1. Разумеется, есть примечательные неожиданности, вроде работ Медведкина, призванных выполнить определенную индоктринационную задачу и одновременно дестабилизирующих значения с помощью техники визуализации метафоры - об этом см. Фоменко А. Эффект Медведкина-Брейгеля // Транслит, 2012. №10/11. Имелись в виду, однако, более типичные образцы кинематографа 30-х.
2. Хотя и это отчасти имеет под собой основания. Так, художник фильма «В огне брода нет», по словам оператора Дмитрия Долинина, был лютым ненавистником советской власти, тогда как сам Панфилов, будучи сыном высокого партийного чиновника, вероятно имел более сложную позицию, что, возможно, и связано как-то с амбивалентностью интонации фильмов, но никак не объясняет ее устройство. Кроме того, сцену с расстрелом в конце потребовали переснять, так как слова белого офицера в первоначальном варианте звучали слишком убедительно. Ее пересняли, надо полагать, минимально погрешая против «художественной правды», что, впрочем, нисколько не устранило амбивалентность. Или, к примеру, выбор Инны Чуриковой (ее первая роль в фильмах Панфилова) с ее неканонической для главной актрисы внешностью тоже, вероятно, размывал апологетику жанра, хотя одновременно это не могло заставить его «обнаружить» то, что ему может быть нанесен ущерб неканонической внешностью.
3. Как уже давно договорились лингвисты, каждое слово - это место пересечения прошлых процессов сгущения и полисемии, т. е. не знак, а узел сигнификации, конечно, отчасти запутанный и забытый, но, тем не менее, распутываемый работой художественной речи. Распутываемый не как тайна, скрывающая единственное и точное значение, но скорее как тайна, заключаящаяся в том, что никакой тайны нет, и тем самым распутывающая руки тому, кто пользуется языком. Таким образом, только слово, говорящее сразу несколько вещей (и реактивирующее тем самым механизмы символизации), может рассчитывать на то, чтобы быть «точным». Как первичные механизмы призваны обмануть цензуру, так и подобное выражение призвано обойти конвенцию сигнификации не в прорыве к «идее», но в деформации связи с ней, коррумпированной за давностью символизации. И здесь - благодаря понятию цензуры - я возвращаюсь к началу своей реплики. Обходить приходилось и удавалось работам вроде панфиловской не идеологическую, но, прежде всего, языковую цензуру клише (обязывающую выраженное соответствовать той или иной позиции, тому или иному «взгляду на вещи» и т. д.)

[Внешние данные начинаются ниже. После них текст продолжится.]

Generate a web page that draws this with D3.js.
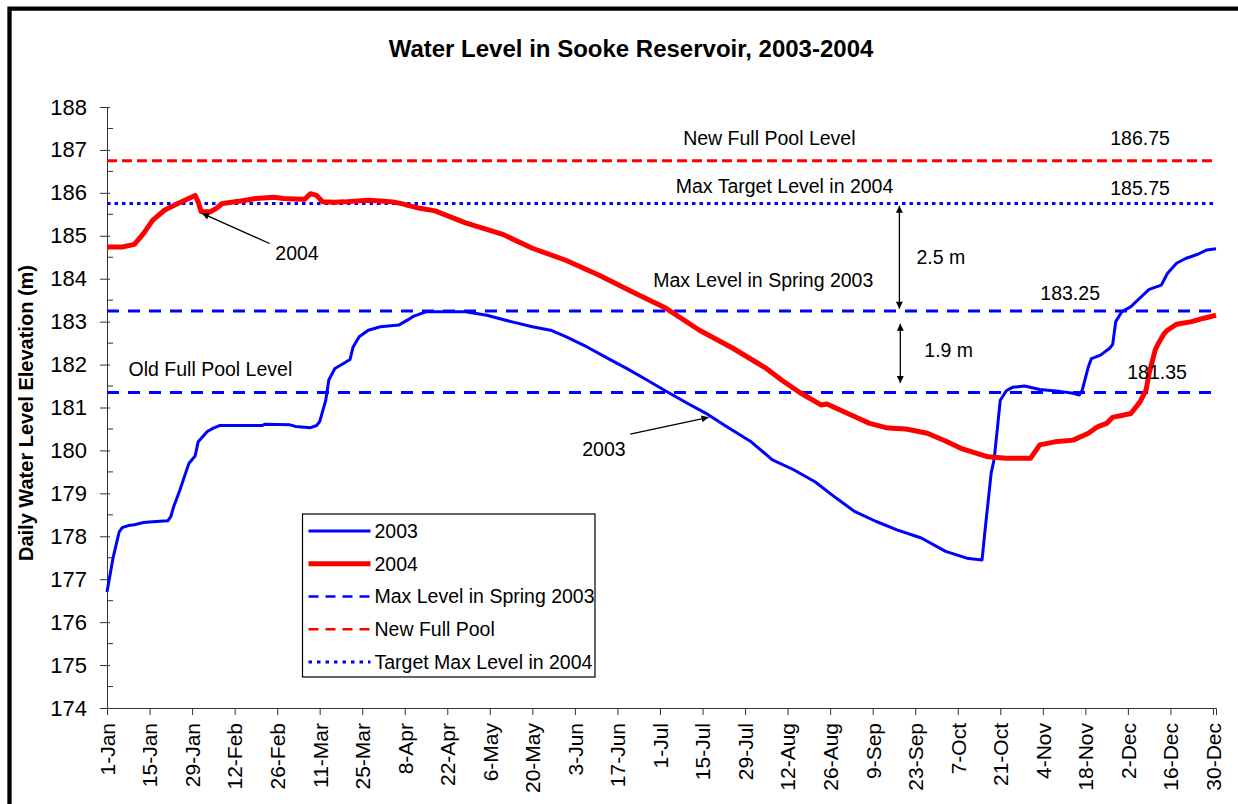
<!DOCTYPE html>
<html>

<head>
  <meta charset="utf-8">
  <title>Water Level in Sooke Reservoir</title>
  <style>
    html, body { margin: 0; padding: 0; background: #fff; overflow: hidden; }
    svg { display: block; }
    text { font-family: "Liberation Sans", Arial, sans-serif; fill: #000; }
  </style>
</head>

<body>
  <div id="graph"></div>

  <script src="https://cdn.jsdelivr.net/npm/d3@7"></script>

  <script>
    // day offsets from 1-Jan
    const days2003 = [0, 1, 2, 3, 4, 5, 7, 9, 12, 15, 20, 21, 22, 24, 26, 27, 29, 30, 32, 33, 35, 37, 45, 51, 52, 60, 62, 67, 69, 70,
      72, 73, 75, 77, 80, 81, 83, 86, 90, 96, 99, 101, 105, 118, 125, 133, 140, 146, 151, 158, 165, 171, 178, 184, 191, 197, 204, 212, 219, 226,
      233, 240, 246, 253, 260, 268, 276, 283, 288, 289, 291, 292, 293, 294, 296, 298, 302, 307, 314, 318, 320, 321, 323, 324, 327, 330, 331, 332, 334, 337,
      341, 343, 347, 349, 352, 355, 359, 362, 365];
    const level2003 = [176.7, 177.1, 177.5, 177.8, 178.1, 178.2, 178.25, 178.27, 178.32, 178.34, 178.36, 178.46, 178.7, 179.08, 179.5, 179.7, 179.87, 180.2, 180.36, 180.44,
      180.52, 180.58, 180.58, 180.58, 180.61, 180.6, 180.56, 180.53, 180.58, 180.67, 181.17, 181.64, 181.91, 181.99, 182.12, 182.41, 182.65, 182.8, 182.88, 182.92,
      183.04, 183.13, 183.23, 183.23, 183.15, 183.0, 182.88, 182.8, 182.65, 182.41, 182.14, 181.91, 181.63, 181.38, 181.1, 180.87, 180.55, 180.2, 179.78, 179.55,
      179.27, 178.89, 178.58, 178.35, 178.15, 177.96, 177.65, 177.49, 177.45, 178.15, 179.47, 179.8, 180.48, 181.17, 181.39, 181.47, 181.5, 181.42, 181.37, 181.33,
      181.29, 181.41, 181.95, 182.14, 182.22, 182.38, 182.47, 183.0, 183.23, 183.35, 183.62, 183.75, 183.85, 184.12, 184.36, 184.47, 184.57, 184.67, 184.7];

    const days2004 = [0, 5, 9, 12, 15, 19, 23, 26, 29, 30, 31, 34, 36, 38, 44, 49, 55, 58, 64, 65, 67, 69, 71, 75, 78, 86, 90, 94, 97, 99,
      103, 108, 118, 130, 140, 151, 162, 173, 184, 195, 206, 217, 222, 228, 235, 237, 240, 246, 251, 257, 263, 270, 276, 281, 290, 296, 304, 307, 312, 318,
      323, 326, 329, 331, 337, 340, 342, 343, 345, 346, 348, 349, 352, 357, 361, 365];
    const level2004 = [184.74, 184.74, 184.8, 185.05, 185.36, 185.6, 185.74, 185.84, 185.94, 185.79, 185.56, 185.56, 185.64, 185.75, 185.81, 185.87, 185.9, 185.87, 185.85, 185.85,
      185.98, 185.94, 185.79, 185.78, 185.79, 185.83, 185.81, 185.79, 185.75, 185.71, 185.64, 185.58, 185.3, 185.04, 184.71, 184.43, 184.08, 183.69, 183.31, 182.8,
      182.38, 181.91, 181.64, 181.35, 181.06, 181.08, 180.98, 180.79, 180.63, 180.52, 180.5, 180.4, 180.22, 180.05, 179.85, 179.82, 179.82, 180.13, 180.2, 180.24,
      180.4, 180.55, 180.63, 180.77, 180.86, 181.13, 181.41, 181.8, 182.34, 182.49, 182.73, 182.8, 182.94, 183.0, 183.08, 183.15];

    // constant reference levels
    const refNames = ["Max Level in Spring 2003", "New Full Pool", "Target Max Level in 2004", "Old Full Pool"];
    const refLevels = [183.25, 186.75, 185.75, 181.35];

    const legendNames = ["2003", "2004", "Max Level in Spring 2003", "New Full Pool", "Target Max Level in 2004"];

    // text notes (day offset, level)
    const noteText = ["New Full Pool Level", "186.75", "Max Target Level in 2004", "185.75", "Max Level in Spring 2003", "183.25",
      "2.5 m", "1.9 m", "181.35", "Old Full Pool Level", "2004", "2003"];
    const noteDay = [218, 340, 223, 340, 216, 317, 266.4, 269, 345.6, 7.1, 55.4, 156.4];
    const noteLevel = [187.11, 187.11, 185.99, 185.95, 183.8, 183.5, 184.34, 182.18, 181.66, 181.73, 184.43, 179.87];

    const yTicks = d3.range(174, 189, 1);
    const yMinor = d3.range(174.5, 188, 1);

    const start = new Date(2004, 0, 1);
    const end = new Date(2004, 11, 31);
    const dayDate = d => new Date(start.getTime() + d * 864e5);

    const width = 1238, height = 804;
    const plotLeft = 107, plotRight = 1216, plotTop = 107, plotBottom = 708;

    const svg = d3.select("#graph").append("svg")
      .attr("width", width)
      .attr("height", height);

    // chart frame (runs off the right and bottom)
    svg.append("path")
      .attr("d", `M${width + 10},8.7H9.5V${height + 10}`)
      .attr("fill", "none").attr("stroke", "#000").attr("stroke-width", 4.3);

    const x = d3.scaleTime()
      .domain([start, end])
      .range([plotLeft, plotRight]);
    const y = d3.scaleLinear()
      .domain([174, 188])
      .range([plotBottom, plotTop]);

    // arrow heads
    const defs = svg.append("defs");
    defs.append("marker")
      .attr("id", "head")
      .attr("viewBox", "0 0 10 10")
      .attr("refX", 10).attr("refY", 5)
      .attr("markerWidth", 8).attr("markerHeight", 7)
      .attr("markerUnits", "userSpaceOnUse")
      .attr("orient", "auto-start-reverse")
      .append("path")
      .attr("d", "M0,0L10,5L0,10z")
      .attr("fill", "#000");

    // title
    svg.append("text")
      .attr("x", 631).attr("y", 57)
      .attr("text-anchor", "middle")
      .attr("font-size", 24)
      .attr("font-weight", "bold")
      .text("Water Level in Sooke Reservoir, 2003-2004");

    // Y axis
    const yAxis = svg.append("g")
      .attr("transform", `translate(${plotLeft},0)`)
      .call(d3.axisLeft(y).tickValues(yTicks).tickSize(7).tickSizeOuter(0).tickPadding(13).tickFormat(d3.format("d")));
    yAxis.select(".domain").attr("stroke", "#333");
    yAxis.selectAll(".tick line").attr("stroke", "#333").attr("x2", 3).attr("x1", -7);
    yAxis.selectAll("text").attr("font-size", 22).attr("font-family", "Liberation Sans, Arial, sans-serif");
    yAxis.selectAll(".minor")
      .data(yMinor)
      .enter().append("line")
      .attr("class", "minor")
      .attr("x1", 0).attr("x2", 6)
      .attr("y1", d => y(d)).attr("y2", d => y(d))
      .attr("stroke", "#333");

    svg.append("text")
      .attr("transform", `translate(33,413) rotate(-90)`)
      .attr("text-anchor", "middle")
      .attr("font-size", 20)
      .attr("font-weight", "bold")
      .text("Daily Water Level Elevation (m)");

    // X axis, every 14 days
    const xTicks = d3.timeDay.range(start, end, 14);
    const xAxis = svg.append("g")
      .attr("transform", `translate(0,${plotBottom})`)
      .call(d3.axisBottom(x).tickValues(xTicks).tickSize(7).tickSizeOuter(7).tickFormat(d3.timeFormat("%-d-%b")));
    xAxis.select(".domain").attr("stroke", "#333");
    xAxis.selectAll(".tick line").attr("stroke", "#333");
    xAxis.selectAll("text")
      .attr("font-size", 21)
      .attr("font-family", "Liberation Sans, Arial, sans-serif")
      .attr("transform", "rotate(-90)")
      .attr("text-anchor", "end")
      .attr("x", -15).attr("y", 0)
      .attr("dy", "0.35em");

    // reference lines
    const refStyle = [
      { color: "#0000ff", dash: "12,9" },
      { color: "#ff0000", dash: "10,5" },
      { color: "#0000ff", dash: "3.5,4" },
      { color: "#0000ff", dash: "12,9" }
    ];
    svg.append("g").selectAll("line")
      .data(refLevels)
      .enter().append("line")
      .attr("x1", x(start)).attr("x2", x(end))
      .attr("y1", d => y(d)).attr("y2", d => y(d))
      .attr("stroke", (d, i) => refStyle[i].color)
      .attr("stroke-width", 3)
      .attr("stroke-dasharray", (d, i) => refStyle[i].dash);

    // series
    const line = d3.line()
      .x(d => x(dayDate(d[0])))
      .y(d => y(d[1]));

    svg.append("path")
      .datum(d3.zip(days2003, level2003))
      .attr("fill", "none")
      .attr("stroke", "#0000ff")
      .attr("stroke-width", 3)
      .attr("stroke-linejoin", "round")
      .attr("d", line);

    svg.append("path")
      .datum(d3.zip(days2004, level2004))
      .attr("fill", "none")
      .attr("stroke", "#ff0000")
      .attr("stroke-width", 5)
      .attr("stroke-linejoin", "round")
      .attr("d", line);

    // notes
    svg.append("g").selectAll("text")
      .data(noteText)
      .enter().append("text")
      .attr("x", (d, i) => x(dayDate(noteDay[i])))
      .attr("y", (d, i) => y(noteLevel[i]))
      .attr("text-anchor", (d, i) => [6, 7, 9, 10, 11].includes(i) ? "start" : "middle")
      .attr("font-size", 19.5)
      .text(d => d);

    // pointer arrows
    const arrows = [
      [[53.5, 184.82], [31.3, 185.52], false],
      [[172.2, 180.38], [198, 180.77], false],
      [[260.8, 185.7], [260.8, 183.3], true],
      [[261.1, 182.95], [261.1, 181.57], true]
    ];
    svg.append("g").selectAll("line")
      .data(arrows)
      .enter().append("line")
      .attr("x1", d => x(dayDate(d[0][0]))).attr("y1", d => y(d[0][1]))
      .attr("x2", d => x(dayDate(d[1][0]))).attr("y2", d => y(d[1][1]))
      .attr("stroke", "#000")
      .attr("stroke-width", 1.3)
      .attr("marker-end", "url(#head)")
      .attr("marker-start", d => d[2] ? "url(#head)" : null);

    // legend
    const legend = svg.append("g").attr("transform", "translate(302.5,514)");
    legend.append("rect")
      .attr("width", 292.5).attr("height", 163)
      .attr("fill", "#fff").attr("stroke", "#000").attr("stroke-width", 1.2);
    const legendStyle = [
      { color: "#0000ff", w: 3, dash: null },
      { color: "#ff0000", w: 5, dash: null },
      { color: "#0000ff", w: 2.5, dash: "10,7" },
      { color: "#ff0000", w: 2.5, dash: "10,7" },
      { color: "#0000ff", w: 3, dash: "3.5,5" }
    ];
    const item = legend.selectAll(".item")
      .data(legendNames)
      .enter().append("g")
      .attr("class", "item")
      .attr("transform", (d, i) => `translate(0,${17 + i * 32.75})`);
    item.append("line")
      .attr("x1", 6).attr("x2", 68)
      .attr("stroke", (d, i) => legendStyle[i].color)
      .attr("stroke-width", (d, i) => legendStyle[i].w)
      .attr("stroke-dasharray", (d, i) => legendStyle[i].dash);
    item.append("text")
      .attr("x", 72).attr("dy", "0.35em")
      .attr("font-size", 19.5)
      .text(d => d);
  </script>

</body>

</html>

4. Это легко заметить в сравнении со схожими в стилистической интенции фильмами А. Смирнова и Л. Шепитько из альманаха «Начало неведомого века», снятыми в том же 67-м году. Любопытно, однако, что соцреалистическая схема «становления героя» конкурирует в фильме Панфилова с другой - «становлением художника». И на фоне второго фильма Панфилова «Начало», в котором крах личной жизни героини оборачивается ее триумфом как творца, артиста - можно отчетливее увидеть, как героиня «В огне брода нет» совершает выбор между этими двумя большими сюжетами - романтическим и соцреалистическим - в пользу второго.
5. Его присутствие в «В огне брода нет» ощутимее, в то время как в «Начале» явно сильнее влияние Феллини.
6. Опять же, выглядящее у Панфилова то как универсально-гуманистическое, то вдруг как «мелкобуржуазное».
7. Например, когда один из героев «Начала» пытается производить трагедийную речь, тогда как другой настаивает на бюрократическом режиме участия в диалоге.
8. Здесь стоит отослать к статье Ильи Калинина «Колонизация колонизаторов» // Транслит, 2012. №10/11.
9. О схожих вещах я недавно пытался кратко написать в тексте о поэзии Яна Сатуновского в журнале «Комменрсантъ-Weekend».
10. Тут, конечно, встает вопрос о том, кто эти «мы». Люди, родившиеся хотя бы в последние годы советской власти? Люди, ощущающие нерефлексивную ностальгию по СССР, или наоборот, рефлектирующие мучительную связь? Интеллектуалы? Левые (к которым я себя не отношу - просто перебираю возможности)? Очевидно, что такое «мы» существует - свидетельство тому хотя бы существование этого альманаха, - но требует четкого прояснения, определения.
11. Эти отношения я пытался описать в недавней заметке о его последней московской выставке.